06.10.2020 Interessa-me particularmente a melancolia
I
Sessenta por
cento do mundo está “apático e desmotivado” segundo as estatísticas. Dois
sentimentos contraditórios. Se a apatia é a “ausência de interesse ou de
resposta a um estímulo” e a desmotivação contempla um estado sem motivação,
consequentemente “sem motivo”, concluímos que um apático apenas mostra
desinteresse pelo estímulo / motivo, enquanto o desmotivado não o tem. Há, ou
não há motivo? Uma simples questão que divide o apático do desmotivado. Há, ou não há futuro?
II
Quer-nos o século vinte e um, demonstrar, que o futuro ficou no milénio anterior
- com as suas visões, utopias e demais projecções de sublime felicidade (alcançada apenas depois da mudança) perdidas na cristalização da grande despesa. O que há de
novo para o futuro? Nada. Nem o passado nos servirá. Um futuro digital e
desumanizado, sem toque e sem cheiro.

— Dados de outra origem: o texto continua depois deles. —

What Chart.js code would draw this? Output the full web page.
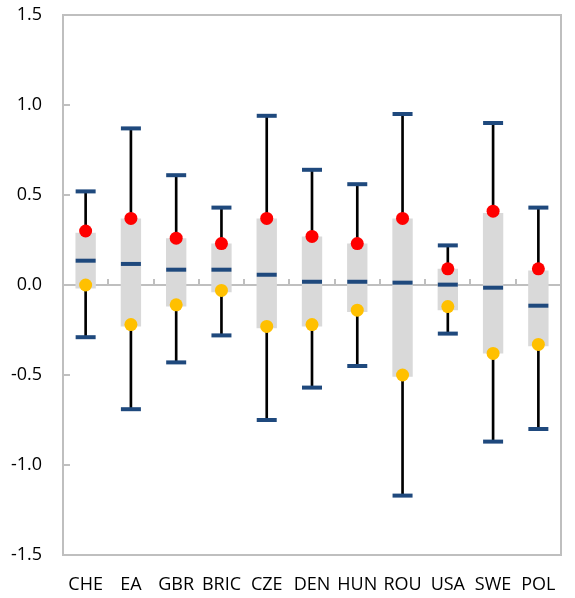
<!DOCTYPE html>
<html>
<head>
<meta charset="utf-8">
<script src="https://cdn.jsdelivr.net/npm/chart.js@4"></script>
<style>
  html, body { margin: 0; padding: 0; background: #fff; }
  #wrap { width: 575px; height: 598px; }
</style>
</head>
<body>
<div id="wrap"><canvas id="chart"></canvas></div>
<script>
const labels = ["CHE", "EA", "GBR", "BRIC", "CZE", "DEN", "HUN", "ROU", "USA", "SWE", "POL"];
const whiskerHigh = [0.52, 0.87, 0.61, 0.43, 0.94, 0.64, 0.56, 0.95, 0.22, 0.9, 0.43];
const whiskerLow = [-0.29, -0.69, -0.43, -0.28, -0.75, -0.57, -0.45, -1.17, -0.27, -0.87, -0.8];
const boxHigh = [0.29, 0.37, 0.26, 0.23, 0.37, 0.27, 0.23, 0.37, 0.09, 0.4, 0.08];
const boxLow = [-0.02, -0.23, -0.12, -0.04, -0.24, -0.23, -0.15, -0.51, -0.14, -0.38, -0.34];
const median = [0.135, 0.117, 0.085, 0.085, 0.057, 0.018, 0.018, 0.013, 0.002, -0.015, -0.115];
const redDots = [0.3, 0.37, 0.26, 0.23, 0.37, 0.27, 0.23, 0.37, 0.09, 0.41, 0.09];
const orangeDots = [0.0, -0.22, -0.11, -0.03, -0.23, -0.22, -0.14, -0.5, -0.12, -0.38, -0.33];

const FRAME = "#bfbfbf";
const DARK_BLUE = "#1f497d";
const FONT = { family: "'Open Sans', sans-serif", size: 18 };

// plot frame round the chart area
const framePlugin = {
  id: "frame",
  afterDraw(chart) {
    const { ctx, chartArea: a } = chart;
    ctx.save();
    ctx.strokeStyle = FRAME;
    ctx.lineWidth = 2;
    ctx.strokeRect(a.left, a.top, a.right - a.left, a.bottom - a.top);
    ctx.restore();
  },
};

function capSet(values, order) {
  return {
    type: "line",
    data: values,
    showLine: false,
    pointStyle: "line",
    pointRadius: 10,
    pointBorderWidth: 4,
    pointBorderColor: DARK_BLUE,
    borderColor: DARK_BLUE,
    order: order,
  };
}

function dotSet(values, color) {
  return {
    type: "line",
    data: values,
    showLine: false,
    pointStyle: "circle",
    pointRadius: 6.5,
    pointBorderWidth: 0,
    pointBackgroundColor: color,
    borderColor: color,
    order: 1,
  };
}

new Chart(document.getElementById("chart"), {
  type: "bar",
  data: {
    labels: labels,
    datasets: [
      {
        data: labels.map((_, i) => [whiskerLow[i], whiskerHigh[i]]),
        backgroundColor: "#000",
        barThickness: 2,
        grouped: false,
        order: 5,
      },
      {
        data: labels.map((_, i) => [boxLow[i], boxHigh[i]]),
        backgroundColor: "#d9d9d9",
        barPercentage: 0.45,
        categoryPercentage: 1,
        grouped: false,
        order: 4,
      },
      capSet(whiskerHigh, 3),
      capSet(whiskerLow, 3),
      capSet(median, 3),
      dotSet(redDots, "#ff0000"),
      dotSet(orangeDots, "#ffc000"),
    ],
  },
  options: {
    responsive: true,
    maintainAspectRatio: false,
    animation: false,
    layout: { padding: { top: 15, right: 4, left: 0, bottom: 0 } },
    plugins: {
      legend: { display: false },
      tooltip: { enabled: false },
    },
    scales: {
      x: {
        offset: true,
        grid: { display: false },
        border: { display: false },
        ticks: { color: "#000", font: FONT, padding: 11, maxRotation: 0, autoSkip: false },
        afterFit: (scale) => {
          scale.height = 43;
          scale.paddingLeft = 0;
          scale.paddingRight = 0;
        },
      },
      // axis line through zero, tick marks pointing up
      x0: {
        type: "category",
        labels: labels,
        position: { y: 0 },
        offset: true,
        grid: { offset: true, drawOnChartArea: false, color: FRAME, tickColor: FRAME, tickWidth: 2, lineWidth: 2, tickLength: -7 },
        border: { color: FRAME, width: 2 },
        ticks: { display: false },
        afterFit: (scale) => {
          scale.height = 0;
          scale.paddingLeft = 0;
          scale.paddingRight = 0;
        },
      },
      y: {
        min: -1.5,
        max: 1.5,
        ticks: {
          stepSize: 0.5,
          color: "#000",
          font: FONT,
          padding: 28,
          callback: (v) => v.toFixed(1),
        },
        grid: { drawOnChartArea: false, color: FRAME, tickColor: FRAME, tickWidth: 2, lineWidth: 2, tickLength: -7 },
        border: { color: FRAME, width: 2 },
        afterFit: (scale) => {
          scale.width = 63;
          scale.paddingTop = 0;
          scale.paddingBottom = 0;
        },
      },
    },
  },
  plugins: [framePlugin],
});
</script>
</body>
</html>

É o desencanto e não a desmotivação. É a
desilusão e não a apatia.
III
De um lado, a
peste infectada num Conselheiro de Estado, foi neutralizada com o cumprimento das
boas práticas de respeito; do outro, um homem poderoso exige que não se tenha
medo da peste, pois saiu ileso de feridas e mortes. Quis em sorte esta
geografia. Por cá, precisávamos de menos medo; por lá, de mais respeito pelo
outro (e as boas práticas). Uma troca geográfica de acontecimentos teria tido outro benefício pandémico. Pouca sorte.
IV
O melancólico
existe para contemplar
“a sua fragilidade humana e finitude intelectual”. O apático não serve
para nada. E o desmotivado não é um bom consumidor. Dêem motivos ao desmotivado (para consumir ou para consumir-se) e melancolia ao apático para se culpar pela procura. Mas deixem o melancólico em paz, pois ele, a paz, já não alcança.
Quanto ao tédio é outra-coisa. Não nos entediemos com isso, porque aqui só interessa
pesquisar como o apático se há-de melancolizar.
V
Será que o jovem
Beniamíne (como articula a Filomena Molder) ou outro melancólico famoso, quando
se levanta pela alvorada, está já nutrido de toda a sua plenitude melancólica?

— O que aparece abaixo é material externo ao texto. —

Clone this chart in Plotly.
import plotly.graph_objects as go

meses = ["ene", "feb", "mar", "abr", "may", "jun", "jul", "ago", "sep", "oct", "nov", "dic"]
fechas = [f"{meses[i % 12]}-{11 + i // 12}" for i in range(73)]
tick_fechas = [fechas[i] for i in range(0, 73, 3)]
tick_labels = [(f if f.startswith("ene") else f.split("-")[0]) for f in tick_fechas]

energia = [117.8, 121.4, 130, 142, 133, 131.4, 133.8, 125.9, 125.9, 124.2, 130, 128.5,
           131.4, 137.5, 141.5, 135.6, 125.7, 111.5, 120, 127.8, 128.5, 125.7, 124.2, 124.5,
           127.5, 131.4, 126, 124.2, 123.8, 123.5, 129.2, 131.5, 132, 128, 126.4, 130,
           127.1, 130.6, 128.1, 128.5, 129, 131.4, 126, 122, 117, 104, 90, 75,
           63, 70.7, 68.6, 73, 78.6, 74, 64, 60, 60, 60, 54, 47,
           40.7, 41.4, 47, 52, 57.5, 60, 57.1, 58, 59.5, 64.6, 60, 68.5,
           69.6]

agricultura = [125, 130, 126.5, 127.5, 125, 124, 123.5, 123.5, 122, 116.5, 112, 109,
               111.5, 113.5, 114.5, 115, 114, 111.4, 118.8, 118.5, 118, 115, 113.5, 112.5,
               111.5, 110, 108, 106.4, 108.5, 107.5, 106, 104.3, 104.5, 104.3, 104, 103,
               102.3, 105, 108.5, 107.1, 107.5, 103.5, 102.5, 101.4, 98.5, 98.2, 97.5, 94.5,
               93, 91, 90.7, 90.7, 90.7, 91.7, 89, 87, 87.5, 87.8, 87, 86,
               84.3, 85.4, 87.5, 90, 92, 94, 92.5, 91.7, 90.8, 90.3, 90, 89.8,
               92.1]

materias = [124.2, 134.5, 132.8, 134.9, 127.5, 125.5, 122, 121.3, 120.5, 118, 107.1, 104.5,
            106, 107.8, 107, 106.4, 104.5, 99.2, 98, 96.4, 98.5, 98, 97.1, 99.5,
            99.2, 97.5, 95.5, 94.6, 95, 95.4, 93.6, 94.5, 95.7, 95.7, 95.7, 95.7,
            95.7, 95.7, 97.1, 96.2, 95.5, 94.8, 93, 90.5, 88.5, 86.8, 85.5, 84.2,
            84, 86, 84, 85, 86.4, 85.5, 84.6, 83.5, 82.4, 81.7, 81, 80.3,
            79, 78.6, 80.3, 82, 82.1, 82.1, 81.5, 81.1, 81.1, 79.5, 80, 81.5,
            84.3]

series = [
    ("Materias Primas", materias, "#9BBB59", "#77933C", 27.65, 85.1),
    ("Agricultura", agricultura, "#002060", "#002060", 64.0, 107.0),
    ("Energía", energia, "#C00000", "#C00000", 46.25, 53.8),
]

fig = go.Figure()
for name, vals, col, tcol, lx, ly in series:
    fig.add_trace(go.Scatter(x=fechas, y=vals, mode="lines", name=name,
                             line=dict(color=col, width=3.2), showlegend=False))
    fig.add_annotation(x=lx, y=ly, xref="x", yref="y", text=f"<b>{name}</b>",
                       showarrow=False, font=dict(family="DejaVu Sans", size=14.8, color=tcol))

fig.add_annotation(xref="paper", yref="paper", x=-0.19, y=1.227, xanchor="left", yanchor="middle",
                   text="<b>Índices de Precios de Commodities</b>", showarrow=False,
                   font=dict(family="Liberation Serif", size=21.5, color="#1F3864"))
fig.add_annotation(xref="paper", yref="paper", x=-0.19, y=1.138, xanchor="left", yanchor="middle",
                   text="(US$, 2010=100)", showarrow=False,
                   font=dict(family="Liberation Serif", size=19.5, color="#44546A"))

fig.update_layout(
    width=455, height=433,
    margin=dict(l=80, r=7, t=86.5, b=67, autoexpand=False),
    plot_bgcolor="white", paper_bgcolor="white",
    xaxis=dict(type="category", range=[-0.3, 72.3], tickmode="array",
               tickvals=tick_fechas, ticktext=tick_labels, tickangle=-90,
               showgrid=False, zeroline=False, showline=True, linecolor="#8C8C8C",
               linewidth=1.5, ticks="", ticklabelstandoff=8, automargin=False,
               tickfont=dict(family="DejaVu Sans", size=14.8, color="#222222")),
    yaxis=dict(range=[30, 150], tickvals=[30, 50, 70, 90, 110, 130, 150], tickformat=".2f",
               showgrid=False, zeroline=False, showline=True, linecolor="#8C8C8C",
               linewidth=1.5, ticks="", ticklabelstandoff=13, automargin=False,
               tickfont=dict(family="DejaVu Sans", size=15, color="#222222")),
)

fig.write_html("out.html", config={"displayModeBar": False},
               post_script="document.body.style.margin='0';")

Ou o pelo contrário, desperta-se apático, desencantado, desiludido ou
particularmente desmotivado – entre outros contraditórios – socorrendo-se de um
processo, ritual metafísico ou reza para se teletransportar para a dimensão
melancólica? Precisará, o pleonástico jovem Benjamin, de uma espécie de simbólico túnel, que conecta a apatia (do lado de cá) com a melancolia (do lado do desejo)? Um portal em
perfeito des-equilíbrio entre o passado e o futuro?
VI
“The tunnel symbolizes the road
that leads from the underworld to the world through light. My work should be
interpreted as a guideline for a better future”. Herbert Hamak, o-da imagem
VII
Como se pode
escrever sobre a melancolia sem uma única referência à bílis negra, ou a Durer? É
porque não se falou, afinal, da melancolia. É porque não se está, afinal, melancólico. É porque
não se trespassou ainda, hoje, de tarde, o pórtico. Talvez mais ao final do dia,
quem sabe? Ainda temos tempo, não é? Ainda nem acabámos de construir o pórtico
para a cura. Ainda temos tempo, se tivermos sorte.